Aber wenn der Klub nicht umfassend handelt und die aktuelle Krise aussitzen will, wird er rasch nur noch als getrieben von öffentlichem Druck dastehen. Jetzt einen neuen Hauptsponsor zu suchen und vor allem, darauf zu vertrauen, dass ein neues und integres Handeln auch neue Türen öffnet, ist der einzige Weg mit Perspektive. Das betrifft nicht nur Unternehmen, sondern auch die Anhänger. Viele Fans haben sich in den letzten Jahren kein Schalke-Trikot gekauft, weil sie nicht mit dem Gazprom-Logo auf der Brust herumlaufen wollten. Und noch viel mehr Fans haben sich in die unschöne Partnerschaft nur aus der Erkenntnis gefügt, dass Schalke sonst in erhebliche finanzielle Schwierigkeiten gestürzt wäre.

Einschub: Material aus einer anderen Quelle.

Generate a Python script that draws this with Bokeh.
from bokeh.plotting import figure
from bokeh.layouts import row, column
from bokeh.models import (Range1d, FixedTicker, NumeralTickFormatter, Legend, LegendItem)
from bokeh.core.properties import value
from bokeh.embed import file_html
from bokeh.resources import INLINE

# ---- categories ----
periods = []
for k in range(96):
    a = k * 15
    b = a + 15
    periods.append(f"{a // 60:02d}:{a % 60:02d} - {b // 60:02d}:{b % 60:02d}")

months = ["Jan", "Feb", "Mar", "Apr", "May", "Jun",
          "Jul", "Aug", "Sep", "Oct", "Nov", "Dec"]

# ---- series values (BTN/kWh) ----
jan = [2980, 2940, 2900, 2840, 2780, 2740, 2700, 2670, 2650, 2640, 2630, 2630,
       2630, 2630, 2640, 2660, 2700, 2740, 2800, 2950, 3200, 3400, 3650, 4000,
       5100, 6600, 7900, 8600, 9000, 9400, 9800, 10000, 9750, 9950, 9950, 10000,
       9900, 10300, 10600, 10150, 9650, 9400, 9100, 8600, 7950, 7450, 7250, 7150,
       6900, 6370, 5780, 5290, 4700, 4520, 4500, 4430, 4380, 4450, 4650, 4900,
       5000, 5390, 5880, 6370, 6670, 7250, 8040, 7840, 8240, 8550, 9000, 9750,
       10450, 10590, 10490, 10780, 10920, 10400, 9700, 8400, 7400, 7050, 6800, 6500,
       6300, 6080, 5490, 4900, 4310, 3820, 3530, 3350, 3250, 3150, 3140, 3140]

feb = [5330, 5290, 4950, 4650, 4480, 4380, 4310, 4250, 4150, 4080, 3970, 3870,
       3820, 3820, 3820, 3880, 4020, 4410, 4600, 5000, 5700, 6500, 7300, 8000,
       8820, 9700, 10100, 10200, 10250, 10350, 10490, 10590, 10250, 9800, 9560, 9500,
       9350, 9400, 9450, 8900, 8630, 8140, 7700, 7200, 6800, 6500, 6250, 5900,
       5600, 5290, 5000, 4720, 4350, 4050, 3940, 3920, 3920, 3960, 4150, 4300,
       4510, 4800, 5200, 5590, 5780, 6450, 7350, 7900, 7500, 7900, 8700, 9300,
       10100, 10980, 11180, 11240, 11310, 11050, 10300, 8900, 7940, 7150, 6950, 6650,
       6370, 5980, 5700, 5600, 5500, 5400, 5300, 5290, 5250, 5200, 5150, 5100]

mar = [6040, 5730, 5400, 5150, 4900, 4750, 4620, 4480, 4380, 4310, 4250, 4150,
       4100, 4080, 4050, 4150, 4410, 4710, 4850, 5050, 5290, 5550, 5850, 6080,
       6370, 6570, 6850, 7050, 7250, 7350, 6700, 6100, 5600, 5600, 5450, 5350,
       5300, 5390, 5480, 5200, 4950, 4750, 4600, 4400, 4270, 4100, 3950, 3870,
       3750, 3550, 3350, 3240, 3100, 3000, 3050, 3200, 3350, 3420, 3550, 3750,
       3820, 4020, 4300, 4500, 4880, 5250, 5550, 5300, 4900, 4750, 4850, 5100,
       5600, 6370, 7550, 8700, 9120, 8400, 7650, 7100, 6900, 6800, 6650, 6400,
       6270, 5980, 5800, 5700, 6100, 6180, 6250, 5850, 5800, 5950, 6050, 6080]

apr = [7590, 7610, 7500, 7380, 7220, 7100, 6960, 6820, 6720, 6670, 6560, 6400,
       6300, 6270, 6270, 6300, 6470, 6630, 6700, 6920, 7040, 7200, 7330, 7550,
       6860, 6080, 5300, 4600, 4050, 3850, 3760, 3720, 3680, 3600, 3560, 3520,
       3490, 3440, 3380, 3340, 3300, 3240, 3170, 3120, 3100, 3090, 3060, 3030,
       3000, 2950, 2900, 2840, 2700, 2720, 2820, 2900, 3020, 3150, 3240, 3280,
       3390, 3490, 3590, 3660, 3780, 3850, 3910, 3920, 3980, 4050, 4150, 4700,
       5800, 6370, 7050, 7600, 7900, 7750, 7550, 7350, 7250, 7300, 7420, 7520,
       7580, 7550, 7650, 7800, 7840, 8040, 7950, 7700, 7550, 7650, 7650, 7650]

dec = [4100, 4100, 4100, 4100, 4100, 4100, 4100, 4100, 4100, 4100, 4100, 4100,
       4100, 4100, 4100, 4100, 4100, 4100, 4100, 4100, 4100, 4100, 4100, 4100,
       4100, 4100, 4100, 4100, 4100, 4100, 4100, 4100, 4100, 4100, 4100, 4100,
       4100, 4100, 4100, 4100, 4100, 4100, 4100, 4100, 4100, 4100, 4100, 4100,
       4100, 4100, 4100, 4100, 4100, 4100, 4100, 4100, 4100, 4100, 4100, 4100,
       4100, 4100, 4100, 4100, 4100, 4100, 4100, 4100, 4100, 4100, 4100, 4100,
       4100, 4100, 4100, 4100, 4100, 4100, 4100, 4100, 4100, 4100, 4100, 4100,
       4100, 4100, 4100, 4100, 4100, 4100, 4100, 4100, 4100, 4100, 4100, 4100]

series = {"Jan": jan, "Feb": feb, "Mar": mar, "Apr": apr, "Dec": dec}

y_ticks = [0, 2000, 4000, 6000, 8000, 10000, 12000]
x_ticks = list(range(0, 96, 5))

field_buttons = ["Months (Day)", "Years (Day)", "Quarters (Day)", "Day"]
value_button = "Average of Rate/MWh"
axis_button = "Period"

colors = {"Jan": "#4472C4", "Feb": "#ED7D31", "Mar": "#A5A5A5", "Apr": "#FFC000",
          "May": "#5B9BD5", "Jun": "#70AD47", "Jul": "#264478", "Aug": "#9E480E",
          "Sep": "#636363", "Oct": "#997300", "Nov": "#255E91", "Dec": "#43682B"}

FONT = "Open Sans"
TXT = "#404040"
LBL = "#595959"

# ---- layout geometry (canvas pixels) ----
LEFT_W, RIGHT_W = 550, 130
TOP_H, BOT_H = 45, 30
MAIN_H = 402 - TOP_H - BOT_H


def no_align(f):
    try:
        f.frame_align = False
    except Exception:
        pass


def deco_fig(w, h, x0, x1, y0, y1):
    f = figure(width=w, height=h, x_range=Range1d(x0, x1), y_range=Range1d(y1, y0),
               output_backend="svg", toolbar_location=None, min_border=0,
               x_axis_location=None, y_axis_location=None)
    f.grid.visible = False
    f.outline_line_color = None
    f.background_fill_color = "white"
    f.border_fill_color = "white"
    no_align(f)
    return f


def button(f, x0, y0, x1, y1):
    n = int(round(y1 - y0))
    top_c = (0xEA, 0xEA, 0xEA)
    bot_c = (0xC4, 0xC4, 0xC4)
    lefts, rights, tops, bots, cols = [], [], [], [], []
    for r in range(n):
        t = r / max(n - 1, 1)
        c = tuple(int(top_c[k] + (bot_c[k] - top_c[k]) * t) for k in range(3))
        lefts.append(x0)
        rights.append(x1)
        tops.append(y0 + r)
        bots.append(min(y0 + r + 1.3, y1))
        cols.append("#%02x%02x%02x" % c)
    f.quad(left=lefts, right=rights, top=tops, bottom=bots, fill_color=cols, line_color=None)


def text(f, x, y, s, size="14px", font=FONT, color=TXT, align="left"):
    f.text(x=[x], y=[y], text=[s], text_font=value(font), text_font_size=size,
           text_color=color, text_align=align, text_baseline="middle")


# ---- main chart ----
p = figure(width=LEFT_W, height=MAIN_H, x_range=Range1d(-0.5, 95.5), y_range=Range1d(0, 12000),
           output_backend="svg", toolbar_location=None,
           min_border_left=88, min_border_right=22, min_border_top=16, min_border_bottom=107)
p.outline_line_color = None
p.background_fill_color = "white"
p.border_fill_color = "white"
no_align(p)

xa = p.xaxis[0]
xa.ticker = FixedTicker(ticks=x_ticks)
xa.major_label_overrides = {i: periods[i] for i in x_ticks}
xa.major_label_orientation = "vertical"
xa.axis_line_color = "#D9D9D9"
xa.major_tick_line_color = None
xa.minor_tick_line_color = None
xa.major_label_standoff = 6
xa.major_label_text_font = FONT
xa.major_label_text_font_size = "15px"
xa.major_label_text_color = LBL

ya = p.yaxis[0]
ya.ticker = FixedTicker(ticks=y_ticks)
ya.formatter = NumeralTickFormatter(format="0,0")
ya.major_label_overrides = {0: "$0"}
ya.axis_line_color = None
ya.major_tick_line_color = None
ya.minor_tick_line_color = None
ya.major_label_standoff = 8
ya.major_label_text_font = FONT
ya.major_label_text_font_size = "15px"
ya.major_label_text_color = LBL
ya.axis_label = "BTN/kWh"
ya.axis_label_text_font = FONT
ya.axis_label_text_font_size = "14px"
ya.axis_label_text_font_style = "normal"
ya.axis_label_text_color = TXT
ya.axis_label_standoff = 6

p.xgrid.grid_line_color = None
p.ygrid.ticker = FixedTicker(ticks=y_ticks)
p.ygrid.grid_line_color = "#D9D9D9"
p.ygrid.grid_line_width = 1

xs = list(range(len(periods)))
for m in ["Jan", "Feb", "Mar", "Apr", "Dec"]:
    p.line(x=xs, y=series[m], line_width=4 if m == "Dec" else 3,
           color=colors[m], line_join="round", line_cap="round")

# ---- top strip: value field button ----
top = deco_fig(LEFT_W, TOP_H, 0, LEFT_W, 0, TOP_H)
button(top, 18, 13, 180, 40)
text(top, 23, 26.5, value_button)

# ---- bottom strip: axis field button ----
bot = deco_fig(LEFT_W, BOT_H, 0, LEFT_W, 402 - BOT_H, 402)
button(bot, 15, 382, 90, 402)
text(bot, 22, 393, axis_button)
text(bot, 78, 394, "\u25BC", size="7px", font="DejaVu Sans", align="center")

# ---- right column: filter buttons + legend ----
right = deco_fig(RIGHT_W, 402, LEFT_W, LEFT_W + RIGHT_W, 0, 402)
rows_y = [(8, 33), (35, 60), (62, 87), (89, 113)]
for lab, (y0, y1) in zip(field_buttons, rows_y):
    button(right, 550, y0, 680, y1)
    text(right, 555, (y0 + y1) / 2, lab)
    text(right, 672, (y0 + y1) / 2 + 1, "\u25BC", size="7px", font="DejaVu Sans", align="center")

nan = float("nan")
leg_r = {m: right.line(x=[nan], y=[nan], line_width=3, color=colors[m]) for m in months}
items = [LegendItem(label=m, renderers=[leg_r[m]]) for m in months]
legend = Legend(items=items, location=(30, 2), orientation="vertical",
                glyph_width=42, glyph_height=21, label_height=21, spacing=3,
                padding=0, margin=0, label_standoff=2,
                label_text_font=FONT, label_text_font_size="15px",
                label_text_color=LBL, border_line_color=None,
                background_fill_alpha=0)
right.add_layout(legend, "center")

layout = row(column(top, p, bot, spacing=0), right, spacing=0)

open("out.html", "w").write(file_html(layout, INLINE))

Schalke könnte wieder für seine Werte stehen
Das wird auch so sein, wenn nun die Gazprom-Gelder wegfallen, neun Millionen sind es dem Vernehmen nach derzeit. Aber ich bin fest davon überzeugt, dass es Unternehmen gibt, die sich bei Schalke engagieren wollen und dass die Anhänger ihr übriges tun wollen, damit der finanzielle Schaden möglichst gering ausfällt. Und vor allem würde der Klub dann endlich wieder für die Werte stehen, die ihn seit seiner Gründung im Jahre 1904 ausmachen: Solidarität und Miteinander. Es wird höchste Zeit, dass der FC Schalke sich daran erinnert.